Ingredients for Posole (available at all Mexican markets and online)

Mexican spices sold in cellophane packages in the Mexican spice section:
Allspice berries: Also known as Pimenton.
Chili pods: Dried chili Colorado or ancho pods. They come mild or hot. Remove stems and seeds. Wear gloves when handling and don’t rub your eyes.
Mexican oregano: More pungent and flavorful than Mediterranean oregano.
Coriander and cumin: Toast and grind your own for maximum flavor.
 

Cal: Calcium hydroxide, also known as slaked lime or pickling lime, is available at Mexican markets or where canning supplies are sold. Note that slaked lime is totally different from “lime.” Lime (or quick lime) is chemically known as calcium oxide, a much more alkaline and corrosive substance that should not be used in this recipe. A similar caution applies to lye (sodium hydroxide).

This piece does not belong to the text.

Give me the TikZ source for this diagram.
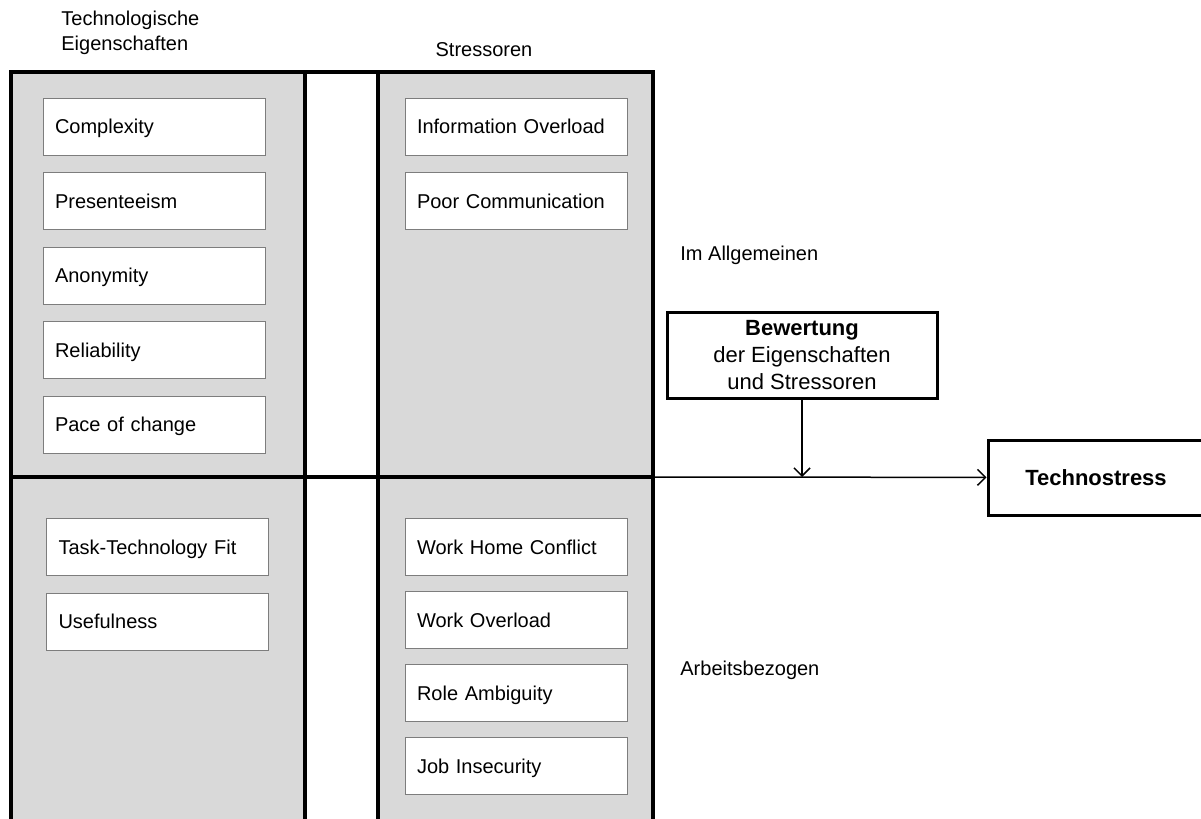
\documentclass[tikz,border=0pt]{standalone}
\usepackage{fontspec}
\setmainfont{Liberation Sans}
\usetikzlibrary{arrows.meta, positioning}
\definecolor{panelgray}{RGB}{217,217,217}
\definecolor{itemborder}{RGB}{125,125,125}

\begin{document}
\begin{tikzpicture}[
    x=0.5pt, y=-0.5pt,
    every node/.style={font=\fontsize{10}{12.5}\selectfont},
    item/.style={rectangle, draw=itemborder, fill=white, line width=0.5pt, text width=99pt, inner xsep=6pt, text height=8pt, text depth=1pt, minimum height=28.5pt, align=left},
    frame/.style={line width=1.8pt, line cap=rect},
    keybox/.style={rectangle, draw, line width=1.5pt, fill=white, align=center, font=\fontsize{11}{13.5}\selectfont},
    arrow/.style={-{Straight Barb[length=4pt, width=8pt]}, line width=0.75pt},
    sidetext/.style={anchor=west, align=left, inner sep=0pt}
]
\useasboundingbox (0,0) rectangle (1201,819);

% grey panels and frame
\fill[panelgray] (11,72) rectangle (305,830);
\fill[panelgray] (378,72) rectangle (653,830);
\draw[frame] (11,830) -- (11,72) -- (653,72) -- (653,830);
\draw[frame] (305,72) -- (305,830);
\draw[frame] (378,72) -- (378,830);
\draw[frame] (11,477) -- (653,477);
\coordinate (split) at (653,477);

% column headings
\node[sidetext] (techlabel) at (61,32.5) {Technologische\\Eigenschaften};
\node (stresslabel) at (484,50) {Stressoren};
\node[sidetext] (general) at (680,255) {Im Allgemeinen};
\node[sidetext] (jobrelated) at (680,670) {Arbeitsbezogen};

% technological properties
\node[item] (complexity) at (154,126.5) {Complexity};
\node[item, below=8.25pt of complexity] (presence) {Presenteeism};
\node[item, below=8.25pt of presence] (anonymity) {Anonymity};
\node[item, below=8.25pt of anonymity] (reliability) {Reliability};
\node[item, below=8.25pt of reliability] (pace) {Pace of change};

\node[item] (fit) at (157.5,547) {Task-Technology Fit};
\node[item, below=8.25pt of fit] (usefulness) {Usefulness};

% stressors
\node[item] (infoload) at (516,126.5) {Information Overload};
\node[item, below=8.25pt of infoload] (poorcomm) {Poor Communication};

\node[item] (homeconflict) at (516,547) {Work Home Conflict};
\node[item, below=7.5pt of homeconflict] (workload) {Work Overload};
\node[item, below=7.5pt of workload] (ambiguity) {Role Ambiguity};
\node[item, below=7.5pt of ambiguity] (insecurity) {Job Insecurity};

% appraisal and outcome
\node[keybox, minimum width=135pt, minimum height=43pt] (rating) at (802,355) {\textbf{Bewertung}\\der Eigenschaften\\und Stressoren};
\node[keybox, minimum width=108pt, minimum height=37.5pt] (techno) at (1096,477.5) {\textbf{Technostress}};

\coordinate (join) at (rating.south |- split);
\draw[arrow] (rating) -- (join);
\draw[arrow] (split) -- (techno);

\end{tikzpicture}
\end{document}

Dried Field Corn: There are many varieities and colors available in bulk in most Mexican markets, and all will work in this recipe. If you’re concerned about GMOs, avoid yellow corn, most of which is GMO unless it is labeled organic. No other field corn varieties are GMO at this time.

Nixtamal/Hominy: Corn that has been cooked and soaked in an alkaline bath. Available frozen/defrosted, dried, wet ground (masa), dry ground (hominy grits and maseca), and canned (Juanita’s Mexican Style Hominy). It’s the precursor for tortillas, tortilla chips, cornnuts, tamales and other tortilla-based foods.

Slow Food Lists “Artisanal Masa de Tortilla” on the Ark of Taste

Slow Food USA and Slow Food International nominate heritage foods to be recognized on the Ark of Taste so that they can be recognized and preserved. Artisanal masa de tortilla, made with the nixtamalization process, is one of them. From the Slow Food USA Ark of Taste website:

Nixtamalization is an ancient technology that dates back to Mesoamerica, where maize was first cultivated by the Mayans and Aztecs from the wild grass teosinte that grew in open woodlands. The Aztecs and the Mayans figured out this important first step of processing maize by grinding the kernels by hand on lava stone along the riverbeds. The technology spread with the domestication and cross-pollination of corn and traditional cuisine as Native Americans migrated north into the Southwestern U.S., across the Caribbean, and south to Peru. When Spanish explorers brought maize from the “New World’ to Europe, they failed to introduce the nixtamal process. Consequently, many people suffered from pellagra, a nutritional deficiency caused by the lack of vitamin and malnutrition spread across Europe, Africa and North America in epidemic proportions. Nixtamalization also significantly increases the calcium content of corn; the nutritional benefits of nixtamalization simply cannot be overstated. In the early to mid 1900s, small nixtamal mills opened up across Mexico and the Southwestern U.S. following the invention of the motorized engine. Now, the convenience of instant nixtamalized corn four, produced by mills, has greatly replaced the traditional practice of making fresh nixtamal at home.

While the traditional practice of making fresh nixtamal from native heirloom corn has been passed down over the years, it is a lost art not well understood outside Native American and Hispanic communities. What was once a daily ritual practice of providing fresh hominy and masa used as a base for many dishes, has been largely replaced by the convenience of industrial nixtamal production, complicated by the omnipresence of GMO contaminants, the extent of which are unclear... It is important to preserve the traditional art of nixtamalization in terms of protecting biodiversity, supporting sustainable agriculture and promoting the use of native heirloom corn varieties.